Odašiljači i veze
- Company type: Public
- Industry: Telecommunications
- Founded: 29 March 1924
- Founder: Oton Kučera
- Headquarters: Ulica grada Vukovara 269/d, Zagreb, Croatia
- Area served: Croatia
- Key people: Denis Nikola Kulišić (CEO)
- Owner: Republic of Croatia
- Number of employees: 304 (2017)
- Website: www.oiv.hr

= Odašiljači i veze =

Odašiljači i veze d.o.o. (OiV) is a Croatian limited liability company, terrestrial television and WiMAX operator born from the separation from Hrvatska Radiotelevizija in 2001.

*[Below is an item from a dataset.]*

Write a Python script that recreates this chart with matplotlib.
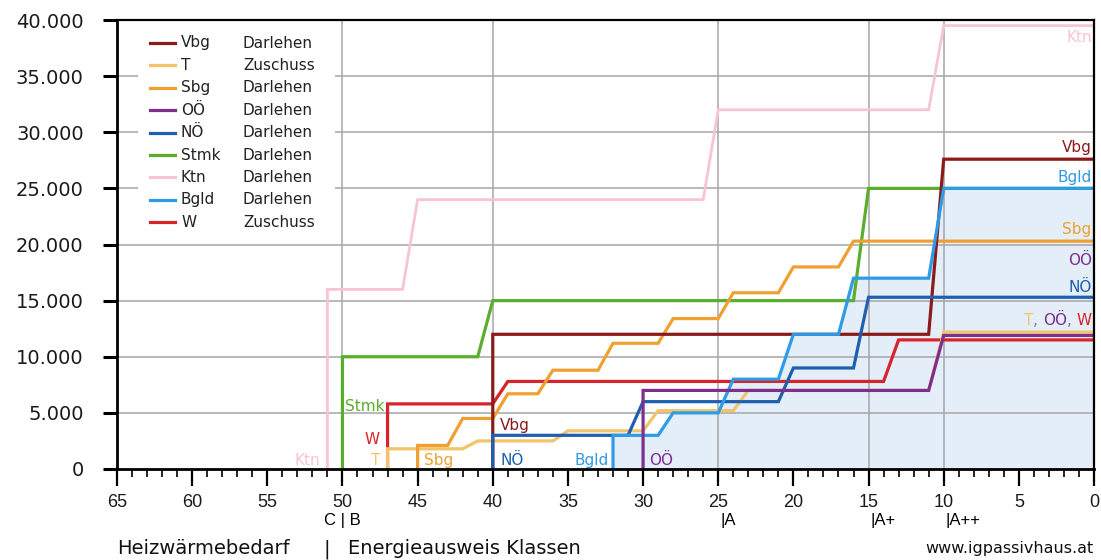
import matplotlib
matplotlib.use("Agg")
import matplotlib.pyplot as plt
from matplotlib.ticker import MultipleLocator, FixedLocator
import matplotlib.transforms as mtransforms

plt.rcParams['font.family'] = ['DejaVu Sans']

# ---------------- data ----------------
names = ["Vbg", "T", "Sbg", "OÖ", "NÖ", "Stmk", "Ktn", "Bgld", "W"]
kinds = ["Darlehen", "Zuschuss", "Darlehen", "Darlehen", "Darlehen",
         "Darlehen", "Darlehen", "Darlehen", "Zuschuss"]
colors = {"Vbg": "#8B1A1A", "T": "#F2C46A", "Sbg": "#F0A030", "OÖ": "#7E2F8E",
          "NÖ": "#1F5FAF", "Stmk": "#5AAE2E", "Ktn": "#F7C5D2", "Bgld": "#2E9BE6",
          "W": "#D7232A"}

# HWB (kWh/m²a) vs. funding amount (EUR)
vbg_x = [40, 40, 11, 10, 0]
vbg_y = [0, 12000, 12000, 27600, 27600]
t_x = [47, 47, 42, 41, 36, 35, 30, 29, 24, 23, 11, 10, 0]
t_y = [0, 1800, 1800, 2500, 2500, 3400, 3400, 5200, 5200, 7000, 7000, 12200, 12200]
sbg_x = [45, 45, 43, 42, 40, 39, 37, 36, 33, 32, 29, 28, 25, 24, 21, 20, 17, 16, 0]
sbg_y = [0, 2100, 2100, 4500, 4500, 6700, 6700, 8800, 8800, 11200, 11200, 13400,
         13400, 15700, 15700, 18000, 18000, 20300, 20300]
ooe_x = [30, 30, 11, 10, 0]
ooe_y = [0, 7000, 7000, 11900, 11900]
noe_x = [40, 40, 31, 30, 21, 20, 16, 15, 0]
noe_y = [0, 3000, 3000, 6000, 6000, 9000, 9000, 15300, 15300]
stmk_x = [50, 50, 41, 40, 16, 15, 0]
stmk_y = [0, 10000, 10000, 15000, 15000, 25000, 25000]
ktn_x = [51, 51, 46, 45, 26, 25, 11, 10, 0]
ktn_y = [0, 16000, 16000, 24000, 24000, 32000, 32000, 39500, 39500]
bgld_x = [32, 32, 29, 28, 25, 24, 21, 20, 17, 16, 11, 10, 0]
bgld_y = [0, 3000, 3000, 5000, 5000, 8000, 8000, 12000, 12000, 17000, 17000, 25000, 25000]
w_x = [47, 47, 40, 39, 14, 13, 0]
w_y = [0, 5800, 5800, 7800, 7800, 11500, 11500]

series = {"Vbg": (vbg_x, vbg_y), "T": (t_x, t_y), "Sbg": (sbg_x, sbg_y),
          "OÖ": (ooe_x, ooe_y), "NÖ": (noe_x, noe_y), "Stmk": (stmk_x, stmk_y),
          "Ktn": (ktn_x, ktn_y), "Bgld": (bgld_x, bgld_y), "W": (w_x, w_y)}

y_ticks = [0, 5000, 10000, 15000, 20000, 25000, 30000, 35000, 40000]
y_tick_labels = ["0", "5.000", "10.000", "15.000", "20.000", "25.000",
                 "30.000", "35.000", "40.000"]
x_ticks = [65, 60, 55, 50, 45, 40, 35, 30, 25, 20, 15, 10, 5, 0]
class_bounds = [50, 40, 25, 15, 10]
class_labels = [(50, "C | B", "center"), (25, "|A", "left"), (15, "|A+", "left"),
                (10, "|A++", "left")]

# ---------------- figure ----------------
W, H = 1101, 560
fig = plt.figure(figsize=(W / 100, H / 100), dpi=100)
L, R, T_, B_ = 117, 1094, 20, 469
ax = fig.add_axes([L / W, 1 - B_ / H, (R - L) / W, (B_ - T_) / H])
ax.set_xlim(65, 0)
ax.set_ylim(0, 40000)

# gridlines
for yv in y_ticks[1:-1]:
    ax.axhline(yv, color="#A6A6A6", lw=1.1, zorder=0.5)
for xv in class_bounds:
    ax.axvline(xv, color="#A6A6A6", lw=1.1, zorder=0.5)

# fill under Bgld
ax.fill_between(bgld_x, bgld_y, 0, color="#E4EEF8", lw=0, zorder=0.3)

# lines
draw_order = ["Ktn", "Stmk", "W", "T", "Sbg", "Vbg", "NÖ", "Bgld", "OÖ"]
for i, n in enumerate(draw_order):
    xs, ys = series[n]
    lw = 2.0 if n == "Ktn" else 2.3
    ax.plot(xs, ys, color=colors[n], lw=lw, solid_joinstyle="miter",
            solid_capstyle="butt", zorder=2 + i, clip_on=False)

# axes styling
for s in ["top", "right"]:
    ax.spines[s].set_linewidth(1.6)
ax.spines["left"].set_linewidth(2.0)
ax.spines["bottom"].set_linewidth(2.0)
for s in ax.spines.values():
    s.set_color("black")
    s.set_zorder(20)

ax.yaxis.set_major_locator(FixedLocator(y_ticks))
ax.set_yticklabels(y_tick_labels)
ax.tick_params(axis="y", which="major", length=10, width=2.2, pad=14,
               labelsize=14, direction="out", labelcolor="#1a1a1a")
ax.xaxis.set_major_locator(FixedLocator(x_ticks))
ax.xaxis.set_minor_locator(MultipleLocator(1))
ax.set_xticklabels([str(v) for v in x_ticks])
ax.tick_params(axis="x", which="major", length=12, width=1.6, pad=6,
               labelsize=13, direction="out", labelcolor="#1a1a1a")
ax.tick_params(axis="x", which="minor", length=6, width=1.2, direction="out")
for lab in ax.get_xticklabels():
    lab.set_family(["Liberation Sans Narrow", "Liberation Sans"])

# legend (manual, two text columns)
px2ax_x = lambda px: (px - L) / (R - L)
px2ax_y = lambda py: (B_ - py) / (B_ - T_)
ax.add_patch(plt.Rectangle((px2ax_x(138), px2ax_y(232)), px2ax_x(335) - px2ax_x(138),
                           px2ax_y(28) - px2ax_y(232), transform=ax.transAxes,
                           facecolor="white", edgecolor="none", zorder=1))
for i, (n, k) in enumerate(zip(names, kinds)):
    yy = px2ax_y(43 + 22.4 * i)
    ax.plot([px2ax_x(150), px2ax_x(175)], [yy, yy], transform=ax.transAxes,
            color=colors[n], lw=2.3, zorder=30)
    ax.text(px2ax_x(181), yy, n, transform=ax.transAxes, fontsize=11,
            va="center", ha="left", color="#222222", zorder=30)
    ax.text(px2ax_x(243), yy, k, transform=ax.transAxes, fontsize=11,
            va="center", ha="left", color="#222222", zorder=30)

# labels at the right edge
fs = 11
right_labels = [("Ktn", 38400), ("Vbg", 28600), ("Bgld", 26000), ("Sbg", 21300),
                ("OÖ", 18600), ("NÖ", 16200)]
for n, yv in right_labels:
    ax.text(0.15, yv, n, color=colors[n], fontsize=fs, ha="right", va="center", zorder=30)
tw = ax.text(0.15, 13200, "W", color=colors["W"], fontsize=fs, ha="right", va="center", zorder=30)
tc2 = ax.annotate(", ", xy=(0, 0.5), xycoords=tw, color="#8A6A8A", fontsize=fs,
                  ha="right", va="center", zorder=30)
to = ax.annotate("OÖ", xy=(0, 0.5), xycoords=tc2, color=colors["OÖ"], fontsize=fs,
                 ha="right", va="center", zorder=30)
tc1 = ax.annotate(", ", xy=(0, 0.5), xycoords=to, color="#888888", fontsize=fs,
                  ha="right", va="center", zorder=30)
ax.annotate("T", xy=(0, 0.5), xycoords=tc1, color=colors["T"], fontsize=fs,
            ha="right", va="center", zorder=30)

# labels at the bottom start of lines
bottom_labels = [("Ktn", 51.5, 800, "right"), ("T", 47.5, 800, "right"),
                 ("Sbg", 44.6, 800, "left"), ("NÖ", 39.5, 800, "left"),
                 ("Bgld", 32.3, 800, "right"), ("OÖ", 29.6, 800, "left"),
                 ("Stmk", 49.8, 5600, "left"), ("W", 47.5, 2600, "right"),
                 ("Vbg", 39.5, 3900, "left")]
for n, xv, yv, ha in bottom_labels:
    ax.text(xv, yv, n, color=colors[n], fontsize=fs, ha=ha, va="center", zorder=30)

# energy class labels under the axis
trans = mtransforms.blended_transform_factory(ax.transData, ax.transAxes)
for xv, txt, ha in class_labels:
    off = -0.15 if ha == "left" else 0
    ax.text(xv + off, px2ax_y(520), txt, transform=trans, fontsize=12, ha=ha,
            va="center", family=["Liberation Sans Narrow", "Liberation Sans"])

# footer
fy = 1 - 549 / H
fig.text(117 / W, fy, "Heizwärmebedarf", fontsize=14, ha="left", va="center", color="#111111")
fig.text(327 / W, fy, "|", fontsize=14, ha="center", va="center", color="#111111")
fig.text(348 / W, fy, "Energieausweis Klassen", fontsize=14, ha="left", va="center",
         color="#111111")
fig.text(1094 / W, fy, "www.igpassivhaus.at", fontsize=11.5, ha="right",
         va="center", color="#111111")

fig.savefig("out.png", dpi=100)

Croatia started to test DVB-T transmission on June 13, 2002. The systems transmitted 4 national TV channels at that time (HRT 1, HRT 2, HRT 3 and Nova TV). Odašiljači i veze built a network of 9 transmitters, completed in 2007 and covering about 70% of the country. Analogue broadcasting stopped in October 2010.

Currently, as of December 2013, it transmits 11 national channels (HRT 1, HRT 2, HRT 3, HRT 4, RTL Televizija, RTL 2, RTL Kockica, Nova TV, Doma TV, SPTV and CMC), as well as regional services.